Provided data:
——————

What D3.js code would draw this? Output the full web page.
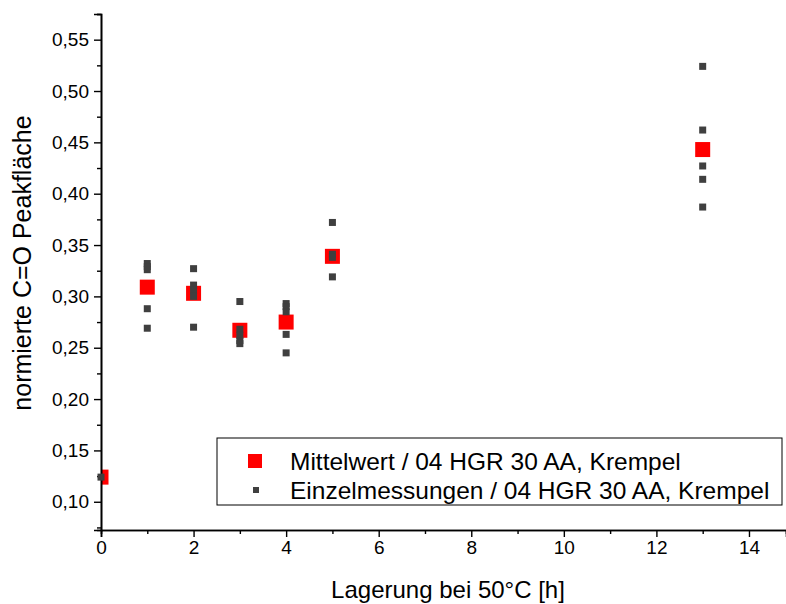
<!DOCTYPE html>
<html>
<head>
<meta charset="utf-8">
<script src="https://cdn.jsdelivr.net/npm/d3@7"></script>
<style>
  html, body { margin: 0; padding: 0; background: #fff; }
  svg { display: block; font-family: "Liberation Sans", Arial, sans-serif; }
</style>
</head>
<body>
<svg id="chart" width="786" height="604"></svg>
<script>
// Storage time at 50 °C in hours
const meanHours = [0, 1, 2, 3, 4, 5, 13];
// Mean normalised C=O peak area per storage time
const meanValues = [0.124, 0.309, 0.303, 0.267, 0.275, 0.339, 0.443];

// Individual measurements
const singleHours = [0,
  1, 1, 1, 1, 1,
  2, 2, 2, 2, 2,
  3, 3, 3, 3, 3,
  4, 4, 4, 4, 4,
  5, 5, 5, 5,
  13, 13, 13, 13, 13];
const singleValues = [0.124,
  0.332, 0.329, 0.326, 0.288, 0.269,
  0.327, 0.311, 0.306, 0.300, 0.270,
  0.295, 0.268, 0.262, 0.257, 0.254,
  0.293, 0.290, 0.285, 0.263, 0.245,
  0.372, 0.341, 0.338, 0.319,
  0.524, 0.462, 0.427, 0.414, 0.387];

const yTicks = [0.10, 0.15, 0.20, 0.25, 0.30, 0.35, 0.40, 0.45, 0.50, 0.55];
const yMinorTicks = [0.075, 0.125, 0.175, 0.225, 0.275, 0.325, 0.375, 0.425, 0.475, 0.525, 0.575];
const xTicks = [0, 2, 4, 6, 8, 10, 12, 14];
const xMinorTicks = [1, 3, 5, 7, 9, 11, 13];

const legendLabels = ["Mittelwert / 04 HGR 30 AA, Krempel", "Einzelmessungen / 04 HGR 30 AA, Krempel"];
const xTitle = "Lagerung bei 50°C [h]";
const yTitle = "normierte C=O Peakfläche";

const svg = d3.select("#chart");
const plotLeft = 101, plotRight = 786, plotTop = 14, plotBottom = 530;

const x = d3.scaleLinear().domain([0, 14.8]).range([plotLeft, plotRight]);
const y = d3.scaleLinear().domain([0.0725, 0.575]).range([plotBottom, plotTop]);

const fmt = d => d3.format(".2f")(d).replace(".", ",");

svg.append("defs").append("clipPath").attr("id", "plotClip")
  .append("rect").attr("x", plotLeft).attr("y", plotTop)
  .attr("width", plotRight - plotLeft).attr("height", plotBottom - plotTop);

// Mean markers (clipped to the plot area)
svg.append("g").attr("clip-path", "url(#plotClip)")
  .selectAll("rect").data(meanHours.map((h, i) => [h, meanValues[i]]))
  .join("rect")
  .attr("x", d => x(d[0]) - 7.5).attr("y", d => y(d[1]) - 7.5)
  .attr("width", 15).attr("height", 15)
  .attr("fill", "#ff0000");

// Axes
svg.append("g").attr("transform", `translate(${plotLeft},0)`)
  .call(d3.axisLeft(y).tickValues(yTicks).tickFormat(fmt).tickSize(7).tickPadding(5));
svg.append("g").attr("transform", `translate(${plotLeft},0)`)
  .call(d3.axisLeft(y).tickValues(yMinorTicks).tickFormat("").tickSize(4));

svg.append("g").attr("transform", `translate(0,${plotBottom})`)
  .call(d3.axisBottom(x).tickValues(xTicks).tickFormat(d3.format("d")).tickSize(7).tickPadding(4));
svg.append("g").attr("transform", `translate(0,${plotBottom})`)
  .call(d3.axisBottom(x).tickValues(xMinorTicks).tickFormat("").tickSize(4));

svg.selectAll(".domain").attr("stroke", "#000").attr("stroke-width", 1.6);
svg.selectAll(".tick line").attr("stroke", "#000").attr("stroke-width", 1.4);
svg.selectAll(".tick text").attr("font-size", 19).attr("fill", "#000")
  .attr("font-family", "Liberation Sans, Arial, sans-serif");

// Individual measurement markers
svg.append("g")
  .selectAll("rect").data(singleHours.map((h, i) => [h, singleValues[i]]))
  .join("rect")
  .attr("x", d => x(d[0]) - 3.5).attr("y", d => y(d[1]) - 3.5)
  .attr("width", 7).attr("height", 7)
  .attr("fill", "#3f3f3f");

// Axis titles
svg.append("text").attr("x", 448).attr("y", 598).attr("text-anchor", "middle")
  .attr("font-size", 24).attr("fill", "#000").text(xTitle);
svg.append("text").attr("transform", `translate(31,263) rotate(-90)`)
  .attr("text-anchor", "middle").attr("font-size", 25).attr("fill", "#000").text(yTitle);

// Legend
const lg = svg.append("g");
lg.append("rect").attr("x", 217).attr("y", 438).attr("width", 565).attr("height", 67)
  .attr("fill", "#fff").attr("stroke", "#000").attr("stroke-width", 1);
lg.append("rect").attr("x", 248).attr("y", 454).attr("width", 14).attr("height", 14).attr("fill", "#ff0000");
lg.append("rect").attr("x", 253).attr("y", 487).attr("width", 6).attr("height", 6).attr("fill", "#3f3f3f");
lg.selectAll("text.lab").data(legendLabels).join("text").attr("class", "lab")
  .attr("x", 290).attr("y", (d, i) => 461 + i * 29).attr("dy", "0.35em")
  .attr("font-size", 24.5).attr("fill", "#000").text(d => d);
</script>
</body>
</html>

——————

To be done:
Repeat exactly and only the lines from the start of the data above through the line that holds "0.275, 0.339, 0.443];", inclusive. Pictures do not belong in the copy.

Finished task:
What D3.js code would draw this? Output the full web page.
<!DOCTYPE html>
<html>
<head>
<meta charset="utf-8">
<script src="https://cdn.jsdelivr.net/npm/d3@7"></script>
<style>
  html, body { margin: 0; padding: 0; background: #fff; }
  svg { display: block; font-family: "Liberation Sans", Arial, sans-serif; }
</style>
</head>
<body>
<svg id="chart" width="786" height="604"></svg>
<script>
// Storage time at 50 °C in hours
const meanHours = [0, 1, 2, 3, 4, 5, 13];
// Mean normalised C=O peak area per storage time
const meanValues = [0.124, 0.309, 0.303, 0.267, 0.275, 0.339, 0.443];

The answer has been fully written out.